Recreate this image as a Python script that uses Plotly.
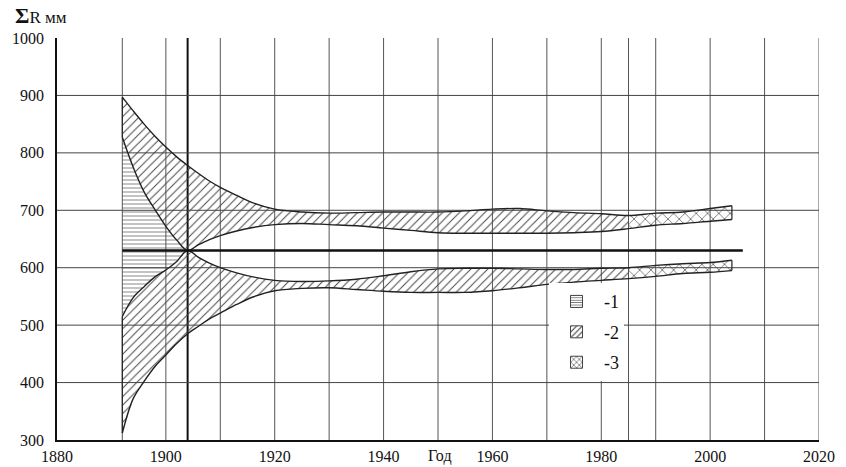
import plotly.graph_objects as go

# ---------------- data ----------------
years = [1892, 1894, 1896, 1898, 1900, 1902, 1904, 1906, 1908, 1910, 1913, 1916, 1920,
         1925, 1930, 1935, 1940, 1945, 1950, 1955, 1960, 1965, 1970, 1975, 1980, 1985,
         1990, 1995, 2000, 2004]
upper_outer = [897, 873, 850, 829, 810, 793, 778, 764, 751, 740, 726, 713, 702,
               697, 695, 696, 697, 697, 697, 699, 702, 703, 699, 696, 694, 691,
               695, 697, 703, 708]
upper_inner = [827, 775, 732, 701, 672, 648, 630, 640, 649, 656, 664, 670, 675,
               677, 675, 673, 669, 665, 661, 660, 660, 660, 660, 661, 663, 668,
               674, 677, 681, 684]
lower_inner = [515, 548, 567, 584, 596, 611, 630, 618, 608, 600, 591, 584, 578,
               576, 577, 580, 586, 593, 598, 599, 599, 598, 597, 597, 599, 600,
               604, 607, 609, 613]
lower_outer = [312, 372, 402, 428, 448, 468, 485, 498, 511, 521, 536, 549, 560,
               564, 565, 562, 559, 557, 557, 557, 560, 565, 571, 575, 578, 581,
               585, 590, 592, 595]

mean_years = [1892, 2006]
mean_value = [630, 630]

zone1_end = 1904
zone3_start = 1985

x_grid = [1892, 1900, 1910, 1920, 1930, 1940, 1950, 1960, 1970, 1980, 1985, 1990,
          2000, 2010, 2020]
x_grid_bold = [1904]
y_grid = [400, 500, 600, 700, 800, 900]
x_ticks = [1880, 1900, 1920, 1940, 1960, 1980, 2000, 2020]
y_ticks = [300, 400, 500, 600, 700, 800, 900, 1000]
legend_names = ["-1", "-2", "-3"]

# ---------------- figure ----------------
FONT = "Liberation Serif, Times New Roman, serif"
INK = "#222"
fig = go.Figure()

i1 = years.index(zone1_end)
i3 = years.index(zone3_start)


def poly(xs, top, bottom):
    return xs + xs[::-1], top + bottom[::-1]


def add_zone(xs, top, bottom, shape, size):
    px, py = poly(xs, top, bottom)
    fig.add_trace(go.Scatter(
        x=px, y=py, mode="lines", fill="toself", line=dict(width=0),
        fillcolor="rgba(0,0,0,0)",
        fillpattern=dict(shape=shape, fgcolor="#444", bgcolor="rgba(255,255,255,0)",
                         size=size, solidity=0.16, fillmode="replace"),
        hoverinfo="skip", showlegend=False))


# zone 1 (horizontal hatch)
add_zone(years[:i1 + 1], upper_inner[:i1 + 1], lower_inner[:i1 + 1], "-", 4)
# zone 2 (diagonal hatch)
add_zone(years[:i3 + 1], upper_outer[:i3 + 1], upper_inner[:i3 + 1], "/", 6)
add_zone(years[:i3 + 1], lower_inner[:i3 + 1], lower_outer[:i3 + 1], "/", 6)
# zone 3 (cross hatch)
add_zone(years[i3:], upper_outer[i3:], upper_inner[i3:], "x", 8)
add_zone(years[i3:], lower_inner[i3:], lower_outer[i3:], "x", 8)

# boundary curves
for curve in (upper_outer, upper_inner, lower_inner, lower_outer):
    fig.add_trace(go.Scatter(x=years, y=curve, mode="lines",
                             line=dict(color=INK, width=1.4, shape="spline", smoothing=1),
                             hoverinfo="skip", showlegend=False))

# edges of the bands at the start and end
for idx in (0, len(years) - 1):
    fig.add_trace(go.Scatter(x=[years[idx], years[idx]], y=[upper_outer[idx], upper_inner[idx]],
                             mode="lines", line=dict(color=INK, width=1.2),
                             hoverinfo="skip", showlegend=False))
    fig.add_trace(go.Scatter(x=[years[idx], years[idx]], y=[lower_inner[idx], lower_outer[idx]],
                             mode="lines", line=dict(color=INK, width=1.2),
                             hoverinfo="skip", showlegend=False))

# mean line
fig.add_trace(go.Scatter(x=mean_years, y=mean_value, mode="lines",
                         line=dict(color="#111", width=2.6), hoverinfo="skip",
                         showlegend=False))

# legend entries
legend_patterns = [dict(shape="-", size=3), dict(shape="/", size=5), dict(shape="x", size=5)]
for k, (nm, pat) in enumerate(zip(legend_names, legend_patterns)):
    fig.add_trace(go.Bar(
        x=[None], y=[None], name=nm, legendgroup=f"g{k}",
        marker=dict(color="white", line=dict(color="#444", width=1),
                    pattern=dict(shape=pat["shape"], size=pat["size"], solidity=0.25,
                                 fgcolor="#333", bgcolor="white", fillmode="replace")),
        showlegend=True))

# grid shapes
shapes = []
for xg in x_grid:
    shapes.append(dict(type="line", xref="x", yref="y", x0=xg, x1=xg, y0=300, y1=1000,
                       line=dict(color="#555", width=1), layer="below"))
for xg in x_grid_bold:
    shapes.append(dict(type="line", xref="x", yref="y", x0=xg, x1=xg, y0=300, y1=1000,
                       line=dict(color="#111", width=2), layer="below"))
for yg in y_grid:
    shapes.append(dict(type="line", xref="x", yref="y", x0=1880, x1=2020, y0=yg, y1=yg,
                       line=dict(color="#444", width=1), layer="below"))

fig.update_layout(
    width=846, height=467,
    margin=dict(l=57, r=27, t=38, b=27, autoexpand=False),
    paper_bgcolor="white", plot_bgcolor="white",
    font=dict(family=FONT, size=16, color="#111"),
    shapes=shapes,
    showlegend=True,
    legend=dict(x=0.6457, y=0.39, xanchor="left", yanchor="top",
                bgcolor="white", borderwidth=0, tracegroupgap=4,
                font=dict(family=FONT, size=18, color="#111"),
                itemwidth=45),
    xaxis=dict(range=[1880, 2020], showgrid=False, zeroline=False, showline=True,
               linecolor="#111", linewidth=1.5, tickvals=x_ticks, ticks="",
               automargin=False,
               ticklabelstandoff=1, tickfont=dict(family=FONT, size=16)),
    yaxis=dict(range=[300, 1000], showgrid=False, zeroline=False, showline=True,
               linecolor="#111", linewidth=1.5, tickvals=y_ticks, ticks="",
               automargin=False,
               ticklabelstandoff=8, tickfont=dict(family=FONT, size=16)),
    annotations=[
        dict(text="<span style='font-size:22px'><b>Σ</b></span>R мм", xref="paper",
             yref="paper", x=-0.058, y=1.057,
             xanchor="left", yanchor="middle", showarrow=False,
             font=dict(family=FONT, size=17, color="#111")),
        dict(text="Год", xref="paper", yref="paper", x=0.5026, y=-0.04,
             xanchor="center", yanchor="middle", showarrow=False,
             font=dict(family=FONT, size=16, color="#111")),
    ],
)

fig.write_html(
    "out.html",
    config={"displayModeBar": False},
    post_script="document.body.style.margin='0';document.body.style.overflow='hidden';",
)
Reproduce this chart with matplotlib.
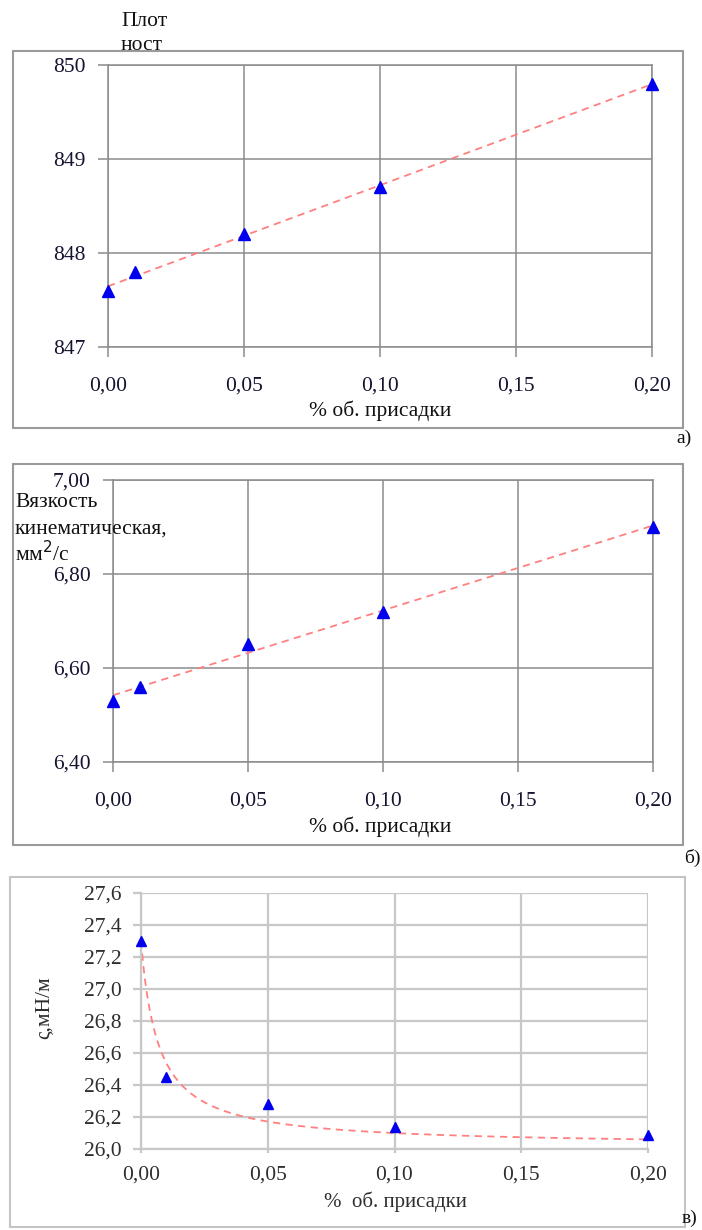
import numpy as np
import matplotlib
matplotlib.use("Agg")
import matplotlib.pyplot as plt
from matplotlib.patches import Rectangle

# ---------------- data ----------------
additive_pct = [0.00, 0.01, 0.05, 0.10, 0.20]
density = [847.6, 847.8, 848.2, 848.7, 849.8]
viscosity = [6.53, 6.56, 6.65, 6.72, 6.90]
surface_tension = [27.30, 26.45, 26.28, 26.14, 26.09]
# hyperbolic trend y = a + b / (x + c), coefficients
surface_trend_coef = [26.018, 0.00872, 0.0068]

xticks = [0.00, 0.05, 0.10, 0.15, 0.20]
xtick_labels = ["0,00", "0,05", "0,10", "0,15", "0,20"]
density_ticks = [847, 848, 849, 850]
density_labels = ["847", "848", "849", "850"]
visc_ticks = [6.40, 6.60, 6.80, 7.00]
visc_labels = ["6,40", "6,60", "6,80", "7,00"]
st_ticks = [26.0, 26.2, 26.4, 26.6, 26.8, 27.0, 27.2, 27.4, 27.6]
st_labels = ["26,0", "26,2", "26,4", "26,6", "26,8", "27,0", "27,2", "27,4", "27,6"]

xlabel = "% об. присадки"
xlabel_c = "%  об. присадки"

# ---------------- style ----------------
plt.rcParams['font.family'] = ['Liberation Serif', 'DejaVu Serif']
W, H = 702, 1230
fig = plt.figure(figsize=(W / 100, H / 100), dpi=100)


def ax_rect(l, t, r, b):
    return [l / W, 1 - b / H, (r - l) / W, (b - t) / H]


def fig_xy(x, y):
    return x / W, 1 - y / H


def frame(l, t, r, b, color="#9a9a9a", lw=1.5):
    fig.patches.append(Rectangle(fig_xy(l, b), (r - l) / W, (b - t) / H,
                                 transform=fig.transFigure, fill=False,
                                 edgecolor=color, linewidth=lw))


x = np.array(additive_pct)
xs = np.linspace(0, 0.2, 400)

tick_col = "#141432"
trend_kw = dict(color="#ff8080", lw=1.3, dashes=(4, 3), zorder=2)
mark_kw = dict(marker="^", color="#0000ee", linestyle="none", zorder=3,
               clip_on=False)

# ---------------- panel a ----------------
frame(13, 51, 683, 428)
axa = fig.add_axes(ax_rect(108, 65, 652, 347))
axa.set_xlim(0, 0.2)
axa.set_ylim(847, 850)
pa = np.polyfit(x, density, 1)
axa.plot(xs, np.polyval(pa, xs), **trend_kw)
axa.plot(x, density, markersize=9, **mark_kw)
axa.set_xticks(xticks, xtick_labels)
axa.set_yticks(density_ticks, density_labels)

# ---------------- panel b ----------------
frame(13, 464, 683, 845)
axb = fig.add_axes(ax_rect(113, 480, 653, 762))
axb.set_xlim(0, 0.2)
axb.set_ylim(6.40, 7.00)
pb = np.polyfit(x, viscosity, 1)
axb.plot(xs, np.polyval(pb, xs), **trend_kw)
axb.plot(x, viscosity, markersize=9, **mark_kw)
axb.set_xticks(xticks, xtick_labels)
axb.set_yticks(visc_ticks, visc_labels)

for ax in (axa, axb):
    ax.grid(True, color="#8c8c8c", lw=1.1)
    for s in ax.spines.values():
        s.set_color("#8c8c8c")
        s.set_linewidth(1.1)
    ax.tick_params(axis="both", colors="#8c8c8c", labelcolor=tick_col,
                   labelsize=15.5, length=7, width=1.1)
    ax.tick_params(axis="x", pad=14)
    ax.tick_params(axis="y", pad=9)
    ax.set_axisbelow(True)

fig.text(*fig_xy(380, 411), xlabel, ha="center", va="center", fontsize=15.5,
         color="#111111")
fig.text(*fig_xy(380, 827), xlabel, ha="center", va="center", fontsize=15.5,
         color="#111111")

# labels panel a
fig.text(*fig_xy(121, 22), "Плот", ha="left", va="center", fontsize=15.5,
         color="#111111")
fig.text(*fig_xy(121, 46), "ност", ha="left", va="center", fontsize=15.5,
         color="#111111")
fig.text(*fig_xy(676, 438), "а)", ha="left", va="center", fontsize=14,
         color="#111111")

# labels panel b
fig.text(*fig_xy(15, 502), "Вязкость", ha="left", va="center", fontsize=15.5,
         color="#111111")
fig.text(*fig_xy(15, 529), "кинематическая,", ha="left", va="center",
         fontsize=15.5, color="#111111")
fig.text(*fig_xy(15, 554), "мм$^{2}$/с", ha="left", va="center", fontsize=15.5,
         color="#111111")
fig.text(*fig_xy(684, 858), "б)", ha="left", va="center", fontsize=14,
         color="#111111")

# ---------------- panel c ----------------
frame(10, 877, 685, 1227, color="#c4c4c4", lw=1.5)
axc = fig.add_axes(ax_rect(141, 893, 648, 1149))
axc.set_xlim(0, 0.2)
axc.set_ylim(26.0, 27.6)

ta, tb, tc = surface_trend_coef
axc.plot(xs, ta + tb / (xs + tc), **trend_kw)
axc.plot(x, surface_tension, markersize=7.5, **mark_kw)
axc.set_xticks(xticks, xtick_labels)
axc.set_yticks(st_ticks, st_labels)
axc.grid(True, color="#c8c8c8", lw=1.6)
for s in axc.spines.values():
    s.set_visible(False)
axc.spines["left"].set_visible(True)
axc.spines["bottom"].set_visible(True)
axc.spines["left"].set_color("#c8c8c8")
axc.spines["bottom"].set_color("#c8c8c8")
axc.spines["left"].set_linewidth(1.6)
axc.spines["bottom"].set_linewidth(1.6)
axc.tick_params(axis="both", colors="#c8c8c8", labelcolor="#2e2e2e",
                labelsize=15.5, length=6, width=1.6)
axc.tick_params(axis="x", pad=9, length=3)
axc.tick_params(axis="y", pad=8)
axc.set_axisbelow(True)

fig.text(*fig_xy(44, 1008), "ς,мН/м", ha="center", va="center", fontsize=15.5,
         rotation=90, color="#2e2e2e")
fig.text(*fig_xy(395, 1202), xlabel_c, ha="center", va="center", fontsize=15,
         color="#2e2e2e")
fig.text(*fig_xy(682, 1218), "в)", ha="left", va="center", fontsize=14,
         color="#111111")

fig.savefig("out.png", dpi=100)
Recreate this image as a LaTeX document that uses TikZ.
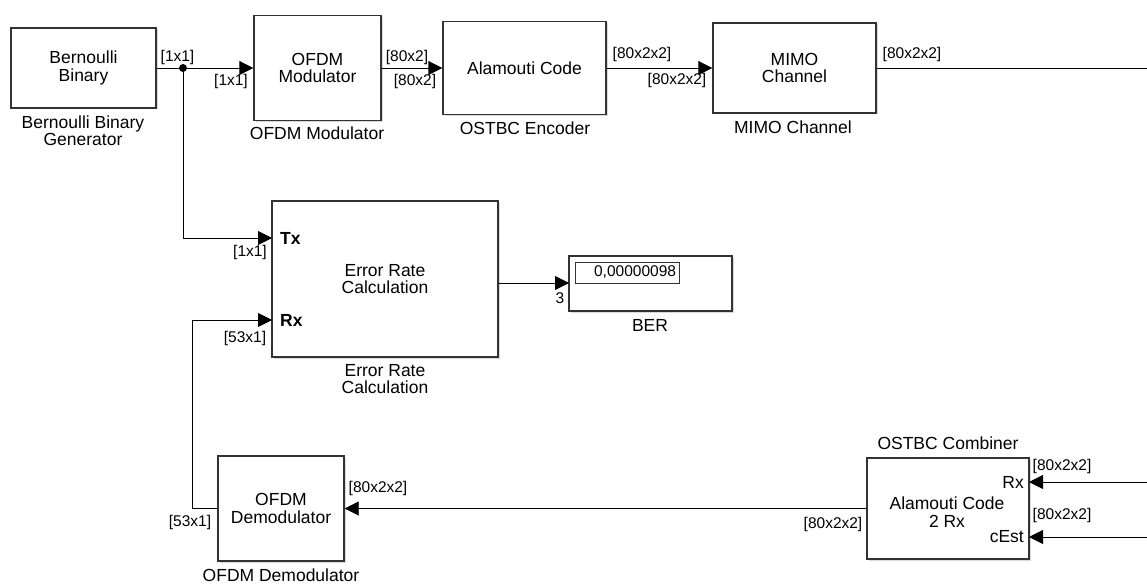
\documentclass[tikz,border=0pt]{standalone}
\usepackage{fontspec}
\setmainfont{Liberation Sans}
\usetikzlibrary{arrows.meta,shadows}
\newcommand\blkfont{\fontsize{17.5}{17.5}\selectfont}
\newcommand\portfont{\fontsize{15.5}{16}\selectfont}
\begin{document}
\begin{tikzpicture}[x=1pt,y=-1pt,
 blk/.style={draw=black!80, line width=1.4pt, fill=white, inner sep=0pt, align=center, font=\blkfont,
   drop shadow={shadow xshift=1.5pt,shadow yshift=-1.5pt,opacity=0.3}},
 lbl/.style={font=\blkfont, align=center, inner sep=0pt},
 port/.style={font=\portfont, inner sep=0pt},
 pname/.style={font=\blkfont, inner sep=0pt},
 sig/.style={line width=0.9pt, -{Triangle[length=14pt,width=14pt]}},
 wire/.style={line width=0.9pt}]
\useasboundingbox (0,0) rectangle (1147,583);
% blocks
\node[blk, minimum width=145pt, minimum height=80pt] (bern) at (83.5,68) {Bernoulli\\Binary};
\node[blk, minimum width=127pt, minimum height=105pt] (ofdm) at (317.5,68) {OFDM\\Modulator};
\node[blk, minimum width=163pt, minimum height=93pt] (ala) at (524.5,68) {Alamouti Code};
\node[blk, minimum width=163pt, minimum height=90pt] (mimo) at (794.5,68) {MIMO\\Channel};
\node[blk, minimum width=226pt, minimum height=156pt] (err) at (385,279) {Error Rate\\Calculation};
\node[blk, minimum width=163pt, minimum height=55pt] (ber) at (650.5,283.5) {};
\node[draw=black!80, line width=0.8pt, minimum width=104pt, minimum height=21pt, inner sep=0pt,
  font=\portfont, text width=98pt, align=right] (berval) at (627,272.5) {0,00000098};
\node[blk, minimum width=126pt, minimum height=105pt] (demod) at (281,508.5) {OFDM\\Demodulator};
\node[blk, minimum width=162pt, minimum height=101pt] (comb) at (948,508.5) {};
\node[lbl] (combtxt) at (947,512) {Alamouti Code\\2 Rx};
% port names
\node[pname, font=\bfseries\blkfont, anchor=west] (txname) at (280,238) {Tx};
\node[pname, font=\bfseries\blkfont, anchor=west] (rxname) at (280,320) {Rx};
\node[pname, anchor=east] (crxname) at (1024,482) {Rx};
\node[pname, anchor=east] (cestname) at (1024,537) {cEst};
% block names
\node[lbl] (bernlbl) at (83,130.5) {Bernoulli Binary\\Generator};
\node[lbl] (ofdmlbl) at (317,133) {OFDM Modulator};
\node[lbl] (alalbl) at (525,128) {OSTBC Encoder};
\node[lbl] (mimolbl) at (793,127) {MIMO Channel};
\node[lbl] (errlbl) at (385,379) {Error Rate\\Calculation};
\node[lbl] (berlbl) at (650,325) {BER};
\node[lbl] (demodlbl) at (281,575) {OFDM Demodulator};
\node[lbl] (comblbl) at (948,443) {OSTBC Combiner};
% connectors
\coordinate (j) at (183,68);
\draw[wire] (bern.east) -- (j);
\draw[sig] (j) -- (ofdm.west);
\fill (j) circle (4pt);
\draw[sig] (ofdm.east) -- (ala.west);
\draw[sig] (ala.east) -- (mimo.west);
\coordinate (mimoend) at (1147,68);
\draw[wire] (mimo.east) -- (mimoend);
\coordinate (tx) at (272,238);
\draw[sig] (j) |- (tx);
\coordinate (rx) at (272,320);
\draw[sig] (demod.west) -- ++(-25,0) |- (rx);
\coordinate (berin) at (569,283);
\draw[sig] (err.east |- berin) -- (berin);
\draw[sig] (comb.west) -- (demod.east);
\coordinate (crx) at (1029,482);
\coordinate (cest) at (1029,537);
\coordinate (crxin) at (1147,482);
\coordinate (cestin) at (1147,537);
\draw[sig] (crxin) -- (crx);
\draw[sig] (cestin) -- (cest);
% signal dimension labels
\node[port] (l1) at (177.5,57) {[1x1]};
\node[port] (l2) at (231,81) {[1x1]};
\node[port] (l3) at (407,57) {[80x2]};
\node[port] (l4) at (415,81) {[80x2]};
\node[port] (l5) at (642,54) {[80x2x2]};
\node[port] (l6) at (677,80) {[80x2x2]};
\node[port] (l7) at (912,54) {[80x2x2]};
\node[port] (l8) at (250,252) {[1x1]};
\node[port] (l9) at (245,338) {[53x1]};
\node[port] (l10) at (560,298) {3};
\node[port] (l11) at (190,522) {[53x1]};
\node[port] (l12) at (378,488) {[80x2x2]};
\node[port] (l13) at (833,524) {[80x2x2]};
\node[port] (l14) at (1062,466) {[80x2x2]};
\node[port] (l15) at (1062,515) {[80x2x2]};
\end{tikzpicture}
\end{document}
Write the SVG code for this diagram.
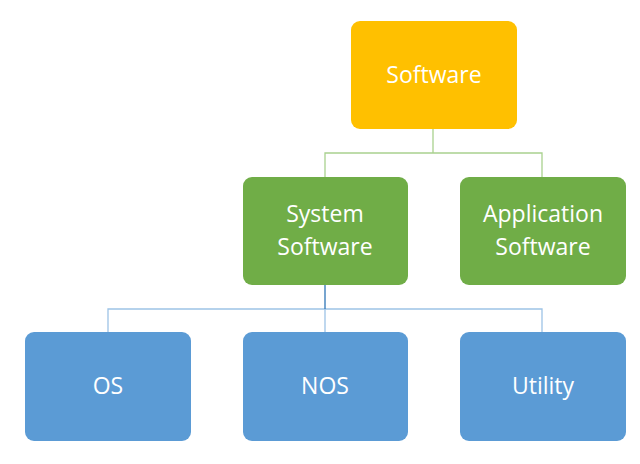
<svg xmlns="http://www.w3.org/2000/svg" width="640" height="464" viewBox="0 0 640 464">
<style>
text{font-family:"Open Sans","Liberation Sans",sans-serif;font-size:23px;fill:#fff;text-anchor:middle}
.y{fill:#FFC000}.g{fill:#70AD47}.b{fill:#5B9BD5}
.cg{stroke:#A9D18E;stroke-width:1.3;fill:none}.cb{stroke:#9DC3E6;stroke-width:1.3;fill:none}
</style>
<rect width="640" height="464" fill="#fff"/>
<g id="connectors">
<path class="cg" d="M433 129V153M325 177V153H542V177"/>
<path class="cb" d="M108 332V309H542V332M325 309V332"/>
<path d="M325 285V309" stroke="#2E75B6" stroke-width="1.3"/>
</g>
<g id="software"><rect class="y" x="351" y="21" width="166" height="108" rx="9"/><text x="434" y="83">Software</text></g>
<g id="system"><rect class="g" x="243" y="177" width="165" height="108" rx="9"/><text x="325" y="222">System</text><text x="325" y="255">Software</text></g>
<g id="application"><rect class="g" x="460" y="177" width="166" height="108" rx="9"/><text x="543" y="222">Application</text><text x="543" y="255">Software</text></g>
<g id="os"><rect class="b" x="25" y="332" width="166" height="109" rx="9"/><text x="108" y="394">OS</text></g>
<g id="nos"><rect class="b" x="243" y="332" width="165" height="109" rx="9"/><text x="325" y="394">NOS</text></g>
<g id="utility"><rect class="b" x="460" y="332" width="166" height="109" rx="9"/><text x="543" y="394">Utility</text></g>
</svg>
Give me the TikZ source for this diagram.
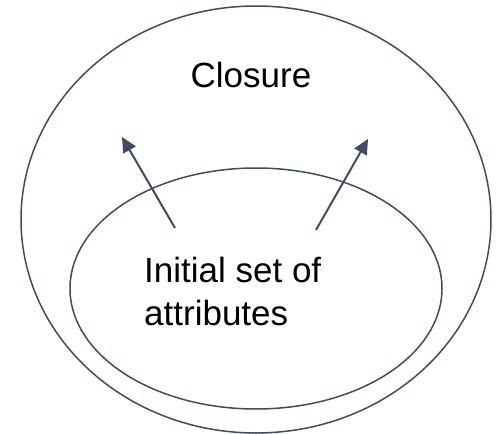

EXERCISE TASK >> Starting at the top of the listing above, reproduce each line up to and including the one with "import plotly.graph_objects as go"; omit the pictures.

PROBLEM SOLUTION >>
Recreate this image as a Python script that uses Plotly.
import plotly.graph_objects as go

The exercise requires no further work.